Nous travaillons au sein du collectif "de l'éthique sur l'étiquette" depuis sa création en 1995, avec des associations et des organisations de consommateurs.
La CFDT est le syndicat le plus impliqué dans le collectif, dont la Confédération, cinq fédérations, l'ASSECO et l'Institut Belleville sont adhérents.
Nous sommes également actifs dans la moitié des collectifs locaux, pour relayer les campagnes comme celle qui est en cours, "jouons le jeu pour les JO".
Le but recherché est de peser sur la grande distribution et les fabricants d'articles de sport, pour garantir que les produits vendus dans nos pays ont été fabriqués dans le respect des normes fondamentales de l'OIT (Organisation Internationale du Travail).
Le respect de ces normes par l'ensemble des entreprises nécessite des évaluations indépendantes.
C'est pourquoi, la CFDT avec d'autres syndicats européens s'est engagé dans la création d'une agence de notation sociale comme VIGEO, que Nicole nous a fait l'amitié de nous présenter.
C'est pour nous, un outil pertinent pour peser sur les entreprises, pour évaluer leur performance sociale.
Car l'investissement socialement responsable est un autre levier pour agir sur les stratégies d'entreprise.
C'est notre responsabilité d'organisation syndicale de s'assurer que l'épargne des salariés soit orientée vers des entreprises respectant les droits des travailleurs, partout où elles exercent leurs activités.
Le Comité Intersyndical de l'Epargne Salariale, qui labellise des fonds d'épargne des salariés respectant un cahier des charges, est une démarche concertée des organisations syndicales françaises - que seule FO n'a pas rejoint -, démontrant l'importance accordée à cette facette du syndicalisme d'aujourd'hui.
Enfin sur tous ces enjeux, l'Europe est notre meilleur instrument pour faire avancer la régulation sociale de la mondialisation.
L'Europe sociale, certes imparfaite aujourd'hui, dispose d'ores et déjà d'outils qui permettent d'agir dans ce sens.
Par exemple avec les CE européens, les représentants des travailleurs disposent d'un lieu d'information et de consultation transnational.
Il s'agit d'un formidable instrument pour tisser des liens entre syndicalistes de plusieurs pays, pour apprendre la culture des relations sociales de nos voisins et construire le dialogue social transnational.
Même si un gros effort reste à accomplir pour que les 2/3 des entreprises encore dépourvues de cette structure le soient, la CFDT a pleinement investi ces lieux. Vous avez fortement témoigné ces deux jours de la richesse et de la capacité de son action.
Présente dans les organisations internationales, la CFDT pèse au niveau global pour une mondialisation plus juste.
Présents dans les multinationales, vous agissez au niveau local par la négociation, l'action dans les CE, pour des comportements éthiques et responsables des entreprises.

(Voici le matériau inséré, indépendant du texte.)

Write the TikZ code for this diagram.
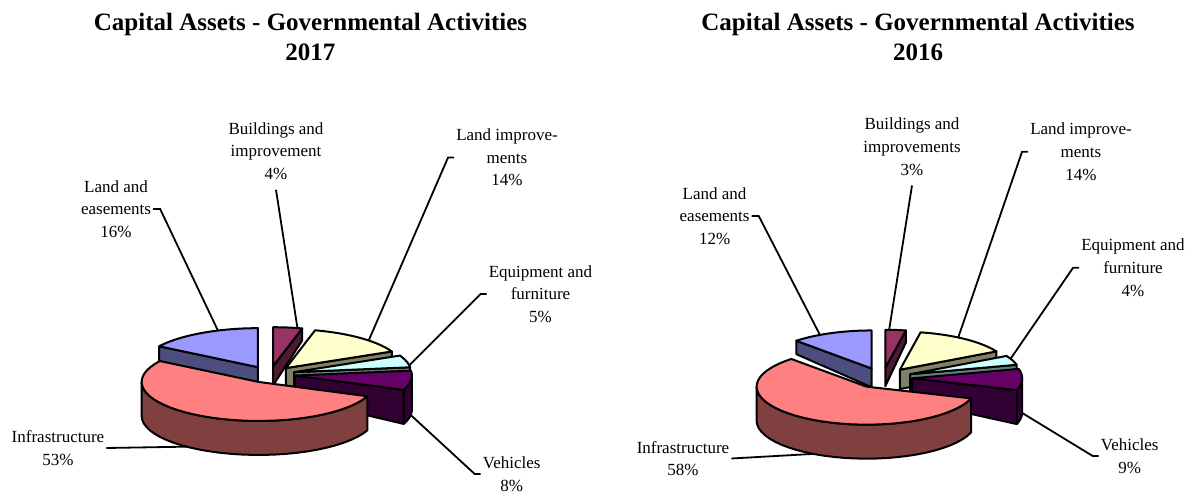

Donnons plus de visibilité à notre action internationale par notre présence dans ces entreprises multinationales.
Soyons fiers de ce que nous faisons parce que nous apportons des résultats concrets aux salariés en France, mais aussi ailleurs dans le monde.
N'ayons pas peur de nous confronter à d'autres qui parlent de la mondialisation sans la vivre dans l'entreprise.
Dans les entreprises nous y sommes, la CFDT est présente et c'est par vos actions qui nous contribuerons petit à petit à construire "Le monde que nous voulons".